STATED EXERCISE: Set the listing down again in full, word for word, with the pictures left out.

STORED DATA:
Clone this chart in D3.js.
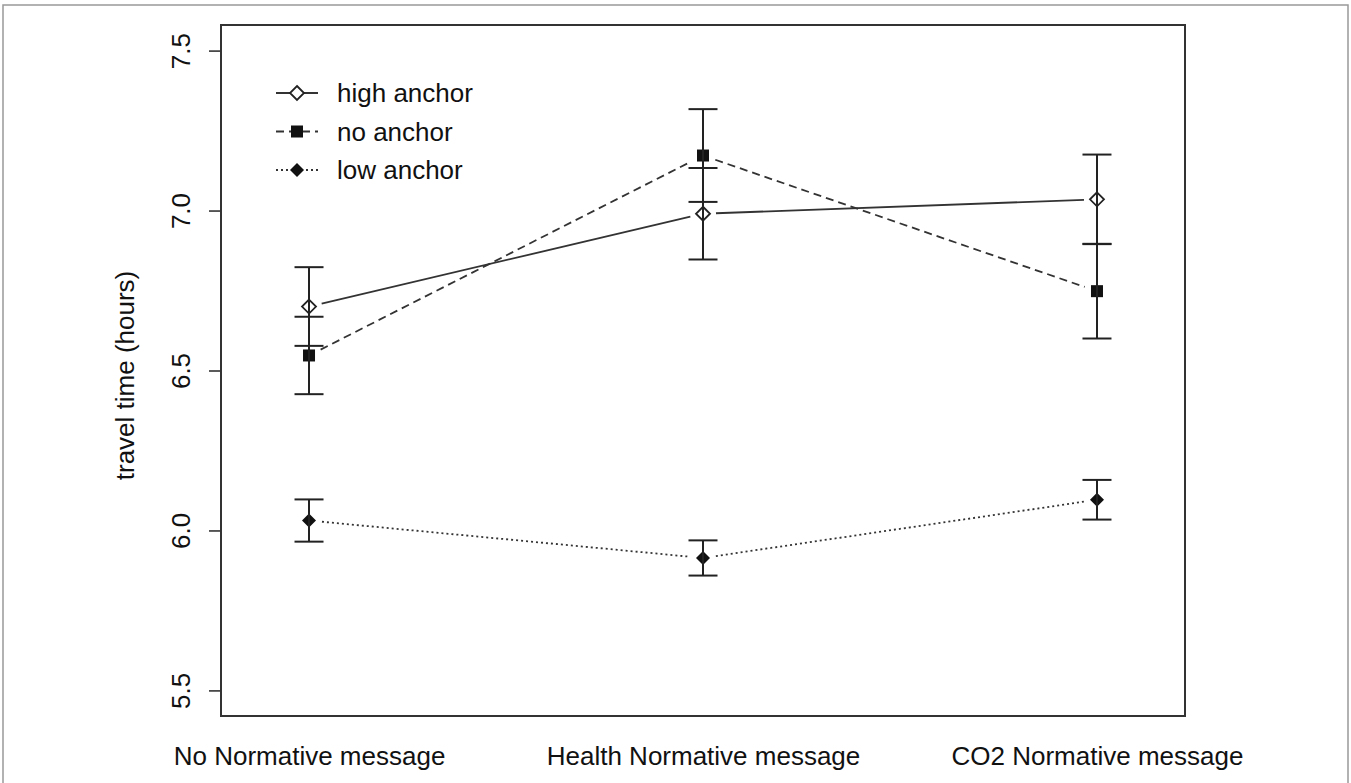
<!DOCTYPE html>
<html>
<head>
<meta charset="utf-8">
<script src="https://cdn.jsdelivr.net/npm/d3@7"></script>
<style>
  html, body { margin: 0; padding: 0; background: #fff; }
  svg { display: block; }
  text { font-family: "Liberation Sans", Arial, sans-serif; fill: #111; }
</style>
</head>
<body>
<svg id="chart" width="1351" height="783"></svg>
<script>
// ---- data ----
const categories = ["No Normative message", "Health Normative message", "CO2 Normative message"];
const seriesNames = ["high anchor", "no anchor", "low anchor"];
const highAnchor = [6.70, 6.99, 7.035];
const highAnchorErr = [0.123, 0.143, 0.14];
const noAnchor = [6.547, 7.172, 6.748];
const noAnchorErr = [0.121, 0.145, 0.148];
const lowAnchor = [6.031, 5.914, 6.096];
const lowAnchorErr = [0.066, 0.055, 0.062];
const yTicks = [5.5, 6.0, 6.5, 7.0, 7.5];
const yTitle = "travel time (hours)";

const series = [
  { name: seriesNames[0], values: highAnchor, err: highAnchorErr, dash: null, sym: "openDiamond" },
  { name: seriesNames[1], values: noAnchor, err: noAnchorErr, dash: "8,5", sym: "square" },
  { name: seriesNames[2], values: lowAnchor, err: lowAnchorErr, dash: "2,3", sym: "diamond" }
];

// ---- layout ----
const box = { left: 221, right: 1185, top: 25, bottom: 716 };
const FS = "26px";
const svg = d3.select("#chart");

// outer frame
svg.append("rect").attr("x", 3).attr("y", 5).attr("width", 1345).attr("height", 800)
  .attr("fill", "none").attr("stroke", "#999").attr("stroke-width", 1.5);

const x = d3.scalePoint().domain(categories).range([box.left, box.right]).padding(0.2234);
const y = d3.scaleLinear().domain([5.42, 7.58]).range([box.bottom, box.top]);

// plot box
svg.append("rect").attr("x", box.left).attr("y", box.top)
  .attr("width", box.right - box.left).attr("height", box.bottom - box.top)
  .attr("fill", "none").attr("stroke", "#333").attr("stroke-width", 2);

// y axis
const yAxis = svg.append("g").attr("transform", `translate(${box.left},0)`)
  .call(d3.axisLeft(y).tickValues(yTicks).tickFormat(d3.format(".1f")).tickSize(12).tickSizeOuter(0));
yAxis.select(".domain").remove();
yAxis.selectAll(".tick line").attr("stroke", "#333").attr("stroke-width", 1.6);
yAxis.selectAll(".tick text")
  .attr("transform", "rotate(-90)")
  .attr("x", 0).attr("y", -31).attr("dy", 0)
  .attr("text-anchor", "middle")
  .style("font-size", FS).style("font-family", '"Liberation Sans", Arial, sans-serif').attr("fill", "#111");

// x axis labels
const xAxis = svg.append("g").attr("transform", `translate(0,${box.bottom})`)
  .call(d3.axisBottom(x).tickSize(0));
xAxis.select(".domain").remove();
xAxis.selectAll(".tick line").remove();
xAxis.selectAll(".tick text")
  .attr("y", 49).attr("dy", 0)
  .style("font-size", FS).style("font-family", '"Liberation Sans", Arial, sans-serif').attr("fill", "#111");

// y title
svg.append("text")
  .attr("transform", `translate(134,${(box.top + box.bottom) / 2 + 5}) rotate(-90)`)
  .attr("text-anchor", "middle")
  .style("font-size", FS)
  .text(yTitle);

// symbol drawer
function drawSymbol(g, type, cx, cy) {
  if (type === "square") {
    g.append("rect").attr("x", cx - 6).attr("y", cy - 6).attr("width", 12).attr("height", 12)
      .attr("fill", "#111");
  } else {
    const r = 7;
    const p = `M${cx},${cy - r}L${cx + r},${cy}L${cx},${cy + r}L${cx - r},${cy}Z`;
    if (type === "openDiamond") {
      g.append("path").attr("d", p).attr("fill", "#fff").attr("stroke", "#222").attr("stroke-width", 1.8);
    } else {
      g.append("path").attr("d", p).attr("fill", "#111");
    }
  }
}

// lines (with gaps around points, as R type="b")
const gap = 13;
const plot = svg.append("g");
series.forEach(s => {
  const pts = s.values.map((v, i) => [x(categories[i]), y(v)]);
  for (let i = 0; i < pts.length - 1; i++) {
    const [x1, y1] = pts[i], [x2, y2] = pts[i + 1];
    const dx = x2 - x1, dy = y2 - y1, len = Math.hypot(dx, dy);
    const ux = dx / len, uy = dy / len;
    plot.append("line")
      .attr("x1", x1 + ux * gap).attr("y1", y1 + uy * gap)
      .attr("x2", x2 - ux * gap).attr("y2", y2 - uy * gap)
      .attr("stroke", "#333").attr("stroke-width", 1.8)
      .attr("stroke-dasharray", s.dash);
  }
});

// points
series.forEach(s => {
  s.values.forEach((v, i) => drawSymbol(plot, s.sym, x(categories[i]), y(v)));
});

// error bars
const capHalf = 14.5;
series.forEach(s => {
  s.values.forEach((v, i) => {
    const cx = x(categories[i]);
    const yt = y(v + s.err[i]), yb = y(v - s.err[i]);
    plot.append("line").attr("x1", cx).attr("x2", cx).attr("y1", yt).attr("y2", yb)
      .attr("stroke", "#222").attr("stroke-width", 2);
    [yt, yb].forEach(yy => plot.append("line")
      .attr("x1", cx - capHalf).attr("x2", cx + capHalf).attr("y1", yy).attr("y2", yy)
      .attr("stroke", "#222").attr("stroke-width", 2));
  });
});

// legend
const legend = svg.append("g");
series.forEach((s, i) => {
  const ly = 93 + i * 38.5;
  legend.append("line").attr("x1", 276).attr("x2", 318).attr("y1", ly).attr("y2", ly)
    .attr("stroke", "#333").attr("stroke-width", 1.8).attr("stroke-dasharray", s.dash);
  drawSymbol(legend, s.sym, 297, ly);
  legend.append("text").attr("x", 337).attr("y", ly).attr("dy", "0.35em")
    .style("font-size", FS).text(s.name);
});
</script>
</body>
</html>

RESPONSE TO THIS EXERCISE:
Clone this chart in D3.js.
<!DOCTYPE html>
<html>
<head>
<meta charset="utf-8">
<script src="https://cdn.jsdelivr.net/npm/d3@7"></script>
<style>
  html, body { margin: 0; padding: 0; background: #fff; }
  svg { display: block; }
  text { font-family: "Liberation Sans", Arial, sans-serif; fill: #111; }
</style>
</head>
<body>
<svg id="chart" width="1351" height="783"></svg>
<script>
// ---- data ----
const categories = ["No Normative message", "Health Normative message", "CO2 Normative message"];
const seriesNames = ["high anchor", "no anchor", "low anchor"];
const highAnchor = [6.70, 6.99, 7.035];
const highAnchorErr = [0.123, 0.143, 0.14];
const noAnchor = [6.547, 7.172, 6.748];
const noAnchorErr = [0.121, 0.145, 0.148];
const lowAnchor = [6.031, 5.914, 6.096];
const lowAnchorErr = [0.066, 0.055, 0.062];
const yTicks = [5.5, 6.0, 6.5, 7.0, 7.5];
const yTitle = "travel time (hours)";

const series = [
  { name: seriesNames[0], values: highAnchor, err: highAnchorErr, dash: null, sym: "openDiamond" },
  { name: seriesNames[1], values: noAnchor, err: noAnchorErr, dash: "8,5", sym: "square" },
  { name: seriesNames[2], values: lowAnchor, err: lowAnchorErr, dash: "2,3", sym: "diamond" }
];

// ---- layout ----
const box = { left: 221, right: 1185, top: 25, bottom: 716 };
const FS = "26px";
const svg = d3.select("#chart");

// outer frame
svg.append("rect").attr("x", 3).attr("y", 5).attr("width", 1345).attr("height", 800)
  .attr("fill", "none").attr("stroke", "#999").attr("stroke-width", 1.5);

const x = d3.scalePoint().domain(categories).range([box.left, box.right]).padding(0.2234);
const y = d3.scaleLinear().domain([5.42, 7.58]).range([box.bottom, box.top]);

// plot box
svg.append("rect").attr("x", box.left).attr("y", box.top)
  .attr("width", box.right - box.left).attr("height", box.bottom - box.top)
  .attr("fill", "none").attr("stroke", "#333").attr("stroke-width", 2);

// y axis
const yAxis = svg.append("g").attr("transform", `translate(${box.left},0)`)
  .call(d3.axisLeft(y).tickValues(yTicks).tickFormat(d3.format(".1f")).tickSize(12).tickSizeOuter(0));
yAxis.select(".domain").remove();
yAxis.selectAll(".tick line").attr("stroke", "#333").attr("stroke-width", 1.6);
yAxis.selectAll(".tick text")
  .attr("transform", "rotate(-90)")
  .attr("x", 0).attr("y", -31).attr("dy", 0)
  .attr("text-anchor", "middle")
  .style("font-size", FS).style("font-family", '"Liberation Sans", Arial, sans-serif').attr("fill", "#111");

// x axis labels
const xAxis = svg.append("g").attr("transform", `translate(0,${box.bottom})`)
  .call(d3.axisBottom(x).tickSize(0));
xAxis.select(".domain").remove();
xAxis.selectAll(".tick line").remove();
xAxis.selectAll(".tick text")
  .attr("y", 49).attr("dy", 0)
  .style("font-size", FS).style("font-family", '"Liberation Sans", Arial, sans-serif').attr("fill", "#111");

// y title
svg.append("text")
  .attr("transform", `translate(134,${(box.top + box.bottom) / 2 + 5}) rotate(-90)`)
  .attr("text-anchor", "middle")
  .style("font-size", FS)
  .text(yTitle);

// symbol drawer
function drawSymbol(g, type, cx, cy) {
  if (type === "square") {
    g.append("rect").attr("x", cx - 6).attr("y", cy - 6).attr("width", 12).attr("height", 12)
      .attr("fill", "#111");
  } else {
    const r = 7;
    const p = `M${cx},${cy - r}L${cx + r},${cy}L${cx},${cy + r}L${cx - r},${cy}Z`;
    if (type === "openDiamond") {
      g.append("path").attr("d", p).attr("fill", "#fff").attr("stroke", "#222").attr("stroke-width", 1.8);
    } else {
      g.append("path").attr("d", p).attr("fill", "#111");
    }
  }
}

// lines (with gaps around points, as R type="b")
const gap = 13;
const plot = svg.append("g");
series.forEach(s => {
  const pts = s.values.map((v, i) => [x(categories[i]), y(v)]);
  for (let i = 0; i < pts.length - 1; i++) {
    const [x1, y1] = pts[i], [x2, y2] = pts[i + 1];
    const dx = x2 - x1, dy = y2 - y1, len = Math.hypot(dx, dy);
    const ux = dx / len, uy = dy / len;
    plot.append("line")
      .attr("x1", x1 + ux * gap).attr("y1", y1 + uy * gap)
      .attr("x2", x2 - ux * gap).attr("y2", y2 - uy * gap)
      .attr("stroke", "#333").attr("stroke-width", 1.8)
      .attr("stroke-dasharray", s.dash);
  }
});

// points
series.forEach(s => {
  s.values.forEach((v, i) => drawSymbol(plot, s.sym, x(categories[i]), y(v)));
});

// error bars
const capHalf = 14.5;
series.forEach(s => {
  s.values.forEach((v, i) => {
    const cx = x(categories[i]);
    const yt = y(v + s.err[i]), yb = y(v - s.err[i]);
    plot.append("line").attr("x1", cx).attr("x2", cx).attr("y1", yt).attr("y2", yb)
      .attr("stroke", "#222").attr("stroke-width", 2);
    [yt, yb].forEach(yy => plot.append("line")
      .attr("x1", cx - capHalf).attr("x2", cx + capHalf).attr("y1", yy).attr("y2", yy)
      .attr("stroke", "#222").attr("stroke-width", 2));
  });
});

// legend
const legend = svg.append("g");
series.forEach((s, i) => {
  const ly = 93 + i * 38.5;
  legend.append("line").attr("x1", 276).attr("x2", 318).attr("y1", ly).attr("y2", ly)
    .attr("stroke", "#333").attr("stroke-width", 1.8).attr("stroke-dasharray", s.dash);
  drawSymbol(legend, s.sym, 297, ly);
  legend.append("text").attr("x", 337).attr("y", ly).attr("dy", "0.35em")
    .style("font-size", FS).text(s.name);
});
</script>
</body>
</html>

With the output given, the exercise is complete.